The National Press Association of Bolivia (ANP) documented, up to Wednesday, 15 cases of direct attacks against journalists after the general elections of October 20.
"We urge President Morales to avoid further deterioration of democracy in Bolivia by respecting the free exercise of journalism at a time when citizens need more objective information that can contribute to overcoming the crisis," said the president of the IAPA, Christopher Barnes, director of The Gleaner newspaper in Kingston, Jamaica.
Several journalists have suffered threats, physical aggression and harassment. Many of them were injured or threatened for spreading information related to the alleged electoral fraud. Cyber-attacks were also recorded and in many cases the media were prevented from publishing on social media.
The president of the IAPA Press Freedom and Information Committee, Roberto Rock, expressed his support for Bolivian journalism. "We strongly condemn threats, intimidation and stigmatization against the press, violence that only seeks to generate self-censorship and eradicate criticism."

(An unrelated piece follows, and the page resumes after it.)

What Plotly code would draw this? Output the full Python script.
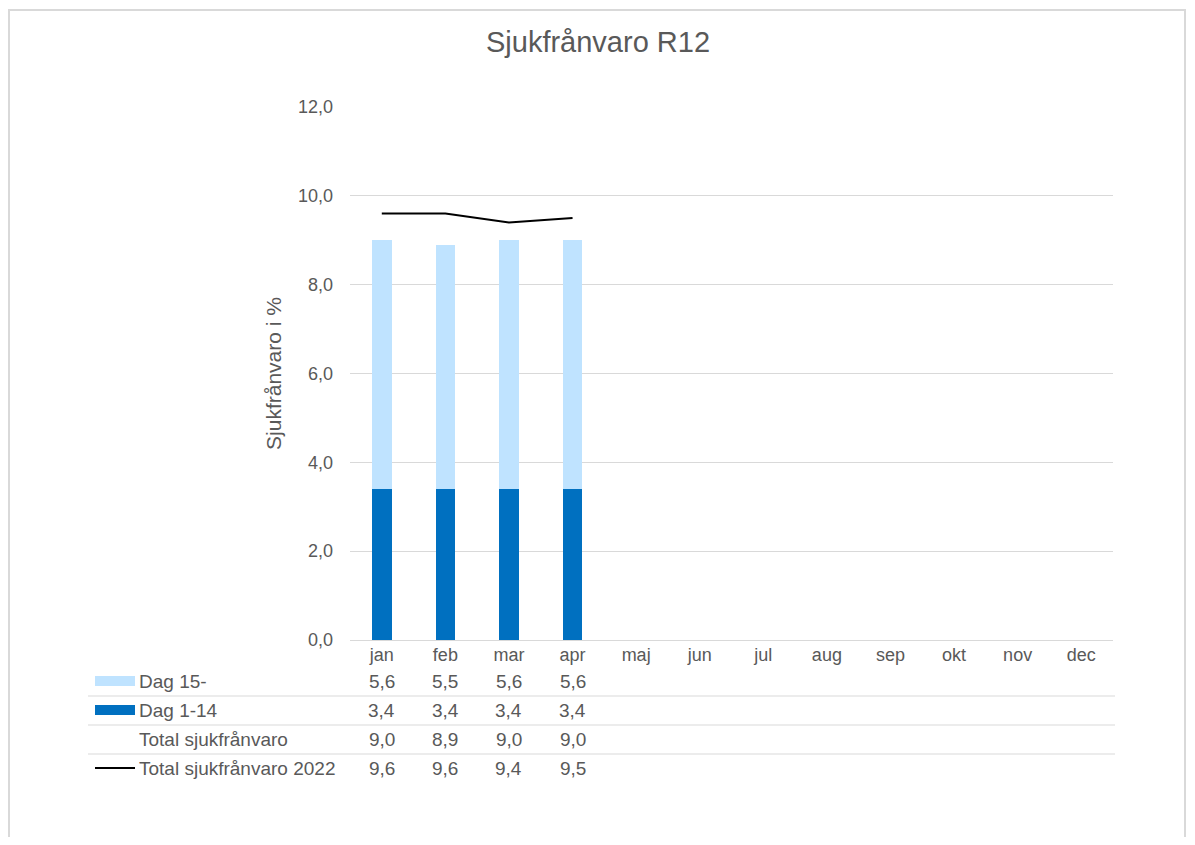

The Ombudsman, Nadia Cruz, on Monday called on the State and the police to ensure the physical integrity of reporters during journalistic coverage and asked the media not to expose their workers "to high risk situations".
Trade union groups related to the ruling party have intervened against the press, as in the case of transporters who attacked a group of reporters on Wednesday in the city of Cochabamba and the miners who detonate dynamite in the demonstrations putting public safety and journalists at risk in the exercise of his work.